Carlos Machado de Bittencourt é praticamente desconhecido na história brasileira, apesar de ter sido a maior patente militar a morrer em combate. Graças a ele o Brasil é um dos poucos países do mundo onde um chefe militar morreu defendendo o poder civil. Em 1962, tornou-se patrono da Intendência do Exército, e de sua memória resta um busto colocado em frente ao lugar do atentado (o portão onde funciona o Museu Histórico Nacional). O exato ponto onde tombou está lembrado por uma placa de bronze. Por décadas ela foi protegida por duas peças de pedra. Talvez para não atrapalhar o estacionamento de automóveis, retiraram-nas. Assim, foi-se o relevo dado àquele pedaço de chão. Coisas da vida, um marechal morto na defesa de um presidente não deve ocupar o espaço onde se pode estacionar um carro.
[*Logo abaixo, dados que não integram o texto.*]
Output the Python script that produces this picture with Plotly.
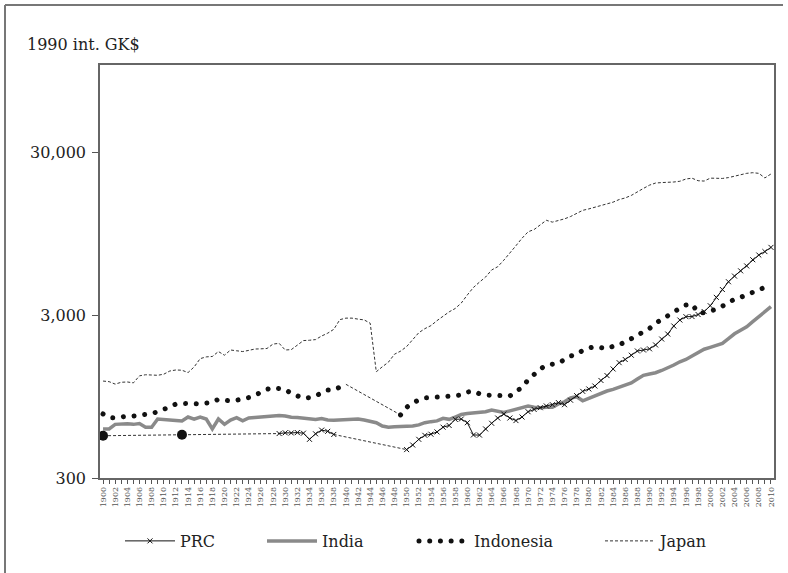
import plotly.graph_objects as go

# ---------------- data ----------------
years = list(range(1900, 2011))

prc_years = [1900, 1913] + list(range(1929, 1939)) + list(range(1950, 2011))
prc_values = [
    545, 552,
    562, 568, 567, 570, 565, 518, 560, 590, 580, 555,
    448, 478, 518, 548, 557, 575, 615, 630, 687, 690,
    655, 551, 550, 600, 650, 700, 740, 700, 675, 710,
    765, 790, 810, 830, 845, 870, 845, 900, 960, 1020,
    1055, 1100, 1190, 1275, 1400, 1530, 1600, 1700, 1805, 1830,
    1860, 1965, 2137, 2293, 2568, 2794, 2930, 2935, 3020, 3150,
    3420, 3850, 4300, 4800, 5200, 5600, 6000, 6550, 7000, 7350, 7800,
]

india_values = [
    599, 600, 640, 645, 645, 640, 648, 614, 614, 690,
    688, 682, 676, 671, 710, 688, 710, 690, 600, 690,
    640, 680, 703, 672, 700, 705, 710, 707, 713, 725,
    720, 707, 705, 700, 695, 685, 695, 680, 678, 680,
    688, 686, 690, 680, 670, 655, 625, 615, 618, 620,
    619, 625, 635, 655, 665, 672, 697, 687, 710, 735,
    745, 751, 751, 765, 784, 766, 757, 775, 790, 805,
    830, 815, 808, 815, 815, 855, 880, 930, 946, 893,
    925, 955, 985, 1025, 1050, 1080, 1104, 1150, 1214, 1280,
    1305, 1327, 1370, 1415, 1480, 1550, 1600, 1680, 1770, 1850,
    1900, 1960, 2011, 2150, 2300, 2420, 2542, 2730, 2930, 3150, 3375,
]

indonesia_values = [
    741, 705, 700, 715, 720, 720, 725, 735, 745, 765,
    800, 820, 853, 860, 861, 858, 853, 865, 874, 912,
    900, 890, 900, 912, 935, 965, 1010, 1050, 1075, 1070,
    1050, 990, 950, 925, 935, 955, 1000, 1040, 1040, 1080,
    1127, None, None, None, None, None, None, None, None, 731,
    814, 870, 905, 930, 935, 938, 945, 955, 960, 969,
    1010, 1025, 985, 969, 969, 960, 955, 955, 1020, 1075,
    1200, 1300, 1400, 1480, 1505, 1517, 1600, 1680, 1720, 1820,
    1880, 1918, 1890, 1863, 1930, 1960, 2060, 2130, 2240, 2380,
    2480, 2668, 2800, 2930, 3130, 3300, 3454, 3500, 3100, 3100,
    3150, 3250, 3400, 3600, 3750, 3850, 4000, 4170, 4300, 4436, 4550,
]

japan_values = [
    1180, 1170, 1130, 1160, 1165, 1150, 1270, 1290, 1285, 1280,
    1300, 1360, 1380, 1375, 1330, 1440, 1620, 1660, 1670, 1790,
    1700, 1830, 1810, 1790, 1820, 1855, 1860, 1870, 1990, 2010,
    1830, 1840, 1960, 2090, 2100, 2120, 2230, 2320, 2450, 2810,
    2870, 2870, 2830, 2800, 2670, 1346, 1444, 1541, 1725, 1800,
    1921, 2126, 2336, 2474, 2582, 2771, 2948, 3136, 3289, 3554,
    3986, 4426, 4777, 5129, 5668, 5934, 6506, 7152, 7983, 8874,
    9714, 10040, 10734, 11434, 11145, 11344, 11669, 12064, 12585, 13163,
    13428, 13754, 14078, 14307, 14773, 15331, 15679, 16251, 17185, 17943,
    18789, 19355, 19482, 19478, 19637, 19849, 20494, 20727, 20000, 19900,
    20738, 20700, 20650, 20900, 21350, 21800, 22200, 22400, 22200, 20800, 22000,
]

x_tick_labels = [str(y) if y % 2 == 0 else "" for y in years]
y_tick_values = [300, 3000, 30000]
y_tick_labels = ["300", "3,000", "30,000"]
y_axis_title = "1990 int. GK$"

# ---------------- derived series ----------------
prc = dict(zip(prc_years, prc_values))
prc_main = [prc.get(y) if y >= 1929 else None for y in years]
prc_gap_x = [1900, 1913, 1929, None, 1938, 1950]
prc_gap_y = [prc[y] if y is not None else None for y in prc_gap_x]
prc_dot_x = [1900, 1913]
prc_dot_y = [prc[y] for y in prc_dot_x]

indo = dict(zip(years, indonesia_values))
indo_gap_x = [1940, 1949]
indo_gap_y = [indo[y] for y in indo_gap_x]

FONT = "DejaVu Serif"
fig = go.Figure()

# Japan
fig.add_trace(go.Scatter(
    x=years, y=japan_values, mode="lines", name="Japan", legend="legend4",
    line=dict(color="#333333", width=1, dash="3px,2px"),
))
# Indonesia gap connector
fig.add_trace(go.Scatter(
    x=indo_gap_x, y=indo_gap_y, mode="lines", showlegend=False,
    line=dict(color="#333333", width=1, dash="3px,2px"),
))
# Indonesia (dotted line)
fig.add_trace(go.Scatter(
    x=years, y=indonesia_values, mode="lines", name="Indonesia", legend="legend3",
    line=dict(color="#111111", width=5, dash="4.5px,6.2px"),
))
# India
fig.add_trace(go.Scatter(
    x=years, y=india_values, mode="lines", name="India", legend="legend2",
    line=dict(color="#8a8a8a", width=3.5),
))
# PRC connectors
fig.add_trace(go.Scatter(
    x=prc_gap_x, y=prc_gap_y, mode="lines", showlegend=False,
    line=dict(color="#333333", width=1, dash="3px,2px"),
))
# PRC isolated points
fig.add_trace(go.Scatter(
    x=prc_dot_x, y=prc_dot_y, mode="markers", showlegend=False, cliponaxis=False,
    marker=dict(symbol="circle", size=10, color="#111111"),
))
# PRC
fig.add_trace(go.Scatter(
    x=years, y=prc_main, mode="lines+markers", name="PRC", legend="legend",
    line=dict(color="#111111", width=1),
    marker=dict(symbol="x-thin", size=5, line=dict(width=1, color="#111111")),
))

def px_x(p):
    return (p - 100) / 674.0

leg_common = dict(
    orientation="h", yanchor="middle", y=-0.1525, xanchor="left",
    font=dict(family=FONT, size=16, color="#222222"),
    bgcolor="rgba(0,0,0,0)", itemwidth=50,
)
fig.update_layout(
    legend=dict(x=px_x(120), **leg_common),
    legend2=dict(x=px_x(262), **leg_common),
    legend3=dict(x=px_x(414), **leg_common),
    legend4=dict(x=px_x(600), **leg_common),
)

fig.update_layout(
    width=788, height=573,
    margin=dict(l=100, r=14, t=65, b=95),
    paper_bgcolor="white", plot_bgcolor="white",
    font=dict(family=FONT, color="#222222"),
    xaxis=dict(
        range=[1899.5, 2010.5], tickmode="array", tickvals=years, ticktext=x_tick_labels,
        tickangle=-90, tickfont=dict(family=FONT, size=8, color="#555555"),
        ticks="outside", ticklen=4, tickcolor="#555555", tickwidth=1,
        showline=True, linecolor="#666666", linewidth=1.5, mirror=True,
        showgrid=False, zeroline=False,
    ),
    yaxis=dict(
        type="log", range=[2.4771, 5.011],
        tickmode="array", tickvals=y_tick_values, ticktext=y_tick_labels,
        tickfont=dict(family=FONT, size=16, color="#222222"),
        ticks="outside", ticklen=6, tickcolor="#555555", tickwidth=1,
        ticklabelstandoff=3,
        showline=True, linecolor="#666666", linewidth=1.5, mirror=True,
        showgrid=False, zeroline=False,
    ),
    annotations=[dict(
        text=y_axis_title, xref="paper", yref="paper", x=px_x(25), y=1 + 20 / 413.0,
        xanchor="left", yanchor="middle", showarrow=False,
        font=dict(family=FONT, size=16, color="#222222"),
    )],
    shapes=[
        dict(type="line", xref="paper", yref="paper", x0=px_x(5), x1=px_x(783),
             y0=1 + 60 / 413.0, y1=1 + 60 / 413.0, line=dict(color="#777777", width=2)),
        dict(type="line", xref="paper", yref="paper", x0=px_x(5), x1=px_x(5),
             y0=1 + 60 / 413.0, y1=-100 / 413.0, line=dict(color="#777777", width=2)),
    ],
)

# page tweaks: no body margin; round dots for the dotted Indonesia line
post = """
document.body.style.margin = '0';
document.querySelectorAll('path').forEach(function(p) {
  var da = (p.style.strokeDasharray || '').replace(/\\s/g, '');
  if (da === '4.5px,6.2px') {
    p.style.strokeDasharray = '0.01px,10.7px';
    p.style.strokeLinecap = 'round';
  }
});
"""

fig.write_html("out.html", config={"displayModeBar": False}, post_script=post)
Finalmente, uma suspeita, baseada em algo que pode ser lenda. No início de 1974, circulou entre a tropa que combatia os guerrilheiros do Araguaia a ordem de capturar vivos alguns prisioneiros. Não se destinava a mantê-los vivos, pois, assim como em 1897 a tropa exterminou os sobreviventes do arraial do conselheiro, no Araguaia, a partir de outubro de 1973, exterminaram-se os guerrilheiros do PC do B. Queria-se um guerrilheiro vivo para mandá-lo a Brasília, para que o ministro da guerra, Orlando Geisel, conversasse com ele. O encontro do general com o prisioneiro, que Márai inventou em 1969, como se tivesse acontecido em 1897, pode ter acontecido em 1974. Se aconteceu, só outro húngaro poderá recriar o encontro, pois os personagens desse diálogo estão mortos.